Why Draymond's four-year, $100M contract is win for Warriors, fans

NBC Universal, Inc.

Savor this day, Warriors fans, and not because Draymond Green has agreed to re-sign with the only NBA franchise he has ever known.

Savor it because he’s staying with the only career-long teammates he has ever had.

Back in 2012, Stephen Curry and Klay Thompson were in the room to welcome Draymond the rookie and now, four championships later, all three will have at least one more season together to chase their fifth championship ring. Together in their early 20s and together, still, in their mid-30s.

This is sports as any fan should wish for – and as any organization should be allowed to maintain: Homegrown talent discovered and cultivated and generating extraordinary chemistry to become the league’s most successful franchise during their time.

Green agreeing to return to the Warriors on a four-year contract worth $100 million, with a player option in Year 4 -- sources confirmed to NBC Sports Bay Area -- locks in the starting five that was, by net rating, the best in the NBA last season. It puts him alongside Curry for the remaining three years of Steph’s contract – a crucial element of Draymond’s deal – and at least one more run with Klay.

It also puts squarely on the table the question that will hover over the Warriors from the moment training camp opens.

Can Steph-Dray-Klay find one more magical postseason?

There is no doubt Golden State’s 2023-24 season is NBA championship-or-bust. How else to explain the addition of 38-year-old Chris Paul, a former rival who arrives with one fully guaranteed season on his contract as perhaps the league’s ultimate medical/training staff Frankenstein experiment?

Moreover, how to explain the abandoning the plan that only one year ago was laid out as Golden State’s exciting future? James Wiseman was abandoned last February after playing 60 games over three years and 1.5 seasons. The Warriors decided last week to send away youngsters Jordan Poole and Patrick Baldwin Jr.?

Yes, there was a time when people at Chase Center visualized a possible 2027 starting five featuring with Wiseman, Poole and Baldwin joining Jonathan Kuminga and Moses Moody – each of whom would be his 20s.

With Draymond’s return, the average age of Golden State’s starting five on opening night will be 31.8 years old.

One year removed from a 2022 NBA Finals victory and seven weeks removed from a second-round dismissal in the 2023 playoffs, every move the Warriors make is a statement of belief in players with proven track records.

“The core group of guys, led by Steph Curry, is at an incredibly high level,” incoming general manager Mike Dunleavy Jr. said last week. “For that reason, we feel we have a chance to always be knocking on the door.

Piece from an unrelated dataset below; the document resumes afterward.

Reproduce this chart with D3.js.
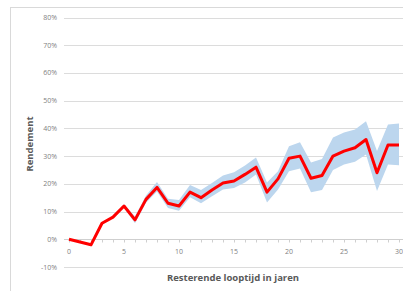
<!doctype html>
<html lang="nl">
<head>
<meta charset="utf-8">
<title>Rendement</title>
<style>
html, body {
	margin: 0;
	padding: 0;
	width: 403px;
	height: 291px;
	overflow: hidden;
	background: #fff;
	font-family: 'Open Sans', 'Liberation Sans', sans-serif;
}
svg text { fill: #7f7f7f; }
.grid line { stroke: #dcdcdc; stroke-width: 1px; }
.title { fill: #595959; font-weight: bold; font-size: 9.5px; }
</style>
</head>
<body>
<div id="chart"></div>
<script src="https://cdnjs.cloudflare.com/ajax/libs/d3/7.8.5/d3.min.js"></script>
<script>
// resterende looptijd (jaren)
var years = d3.range(0, 31);
// gemiddeld rendement (rode lijn)
var rendement = [0, -1, -2, 5.8, 8, 12, 7, 14.4, 18.7, 13, 12, 17, 15, 17.8, 20.3, 21,
	23.4, 26, 17, 21.8, 29.2, 30, 22, 23, 30, 31.8, 33, 36, 24, 34, 34];
// band boven- en ondergrens
var bandHigh = [0.3, -0.7, -1.7, 6.1, 8.4, 12.6, 8.2, 15.8, 20.7, 14.6, 14.2, 19.6, 17.8, 20.3, 23,
	24.2, 26.6, 29.5, 20.5, 24.5, 33.6, 35, 27.7, 29, 36.7, 38.5, 39.6, 42.6, 31.8, 41.4, 41.8];
var bandLow = [-0.3, -1.3, -2.3, 5.5, 7.6, 11.4, 5.8, 13.2, 17.2, 11.3, 10.3, 15.2, 13, 15.5, 18,
	18.5, 20.5, 23.4, 13.3, 18, 24.5, 25.5, 17, 17.8, 25, 27, 28, 30.6, 17.4, 27, 26.7];
var yTicks = [-10, 0, 10, 20, 30, 40, 50, 60, 70, 80];
var xTicks = [0, 5, 10, 15, 20, 25, 30];

var W = 403, H = 291;
var left = 64, right = 404;

var svg = d3.select('#chart').append('svg')
	.attr('width', W)
	.attr('height', H);

// chart frame
svg.append('rect')
	.attr('x', 10.5).attr('y', 7.5)
	.attr('width', 420).attr('height', 300)
	.attr('fill', 'none')
	.attr('stroke', '#d9d9d9');

var x = d3.scaleLinear().domain([0, 30]).range([69, 399]);
var y = d3.scaleLinear().domain([-10, 80]).range([267, 17.5]);

// gridlines
svg.append('g').attr('class', 'grid')
	.selectAll('line').data(yTicks).enter()
	.append('line')
	.attr('x1', left).attr('x2', right)
	.attr('y1', function (d) { return Math.round(y(d)) + 0.5; })
	.attr('y2', function (d) { return Math.round(y(d)) + 0.5; });

// y labels
svg.append('g').selectAll('text').data(yTicks).enter()
	.append('text')
	.attr('x', 57)
	.attr('y', function (d) { return y(d) + 2.5; })
	.attr('text-anchor', 'end')
	.attr('font-size', '7px')
	.text(function (d) { return d + '%'; });

// category axis at 0%
var y0 = Math.round(y(0)) + 0.5;
svg.append('line')
	.attr('x1', left).attr('x2', right)
	.attr('y1', y0).attr('y2', y0)
	.attr('stroke', '#cfcfcf');
svg.append('g').selectAll('line').data(years).enter()
	.append('line')
	.attr('x1', function (d) { return Math.round(x(d)) + 0.5; })
	.attr('x2', function (d) { return Math.round(x(d)) + 0.5; })
	.attr('y1', y0).attr('y2', y0 + 3)
	.attr('stroke', '#cfcfcf');

svg.append('g').selectAll('text').data(xTicks).enter()
	.append('text')
	.attr('x', function (d) { return x(d); })
	.attr('y', 253.5)
	.attr('text-anchor', 'middle')
	.attr('font-size', '7px')
	.text(function (d) { return d; });

// band
var area = d3.area()
	.x(function (d) { return x(d); })
	.y0(function (d, i) { return y(bandLow[i]); })
	.y1(function (d, i) { return y(bandHigh[i]); });
svg.append('path')
	.datum(years)
	.attr('d', area)
	.attr('fill', '#bcd6ee');

// line
var line = d3.line()
	.x(function (d) { return x(d); })
	.y(function (d, i) { return y(rendement[i]); });
svg.append('path')
	.datum(years)
	.attr('d', line)
	.attr('fill', 'none')
	.attr('stroke', '#ff0000')
	.attr('stroke-width', 3)
	.attr('stroke-linejoin', 'round');

// titles
svg.append('text')
	.attr('class', 'title')
	.attr('x', 233).attr('y', 280.5)
	.attr('text-anchor', 'middle')
	.text('Resterende looptijd in jaren');

svg.append('text')
	.attr('class', 'title')
	.attr('transform', 'translate(33,144) rotate(-90)')
	.attr('text-anchor', 'middle')
	.text('Rendement');
</script>
</body>
</html>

“The rest of the roster going on down the line is a group that probably needs to be better about playing together and connecting, so that's something we'll look to solve for this off-season.”

The rest of the roster will fall into place in the coming hours and days.

In the first hour of free agency, however, the Warriors accomplished the goal they prioritized. They resigned Draymond on a deal that satisfies both parties; his 2023-24 salary should shave about $40 million off their luxury tax bill.

Keeping the Steph-Dray-Klay core together, despite a collective bargaining agreement with financial ramifications unfriendly to the ambitious Warriors, is a win for an organization dialed into the immediate.

It’s also a win for a fan base that has been energized by accomplishments of this particular core.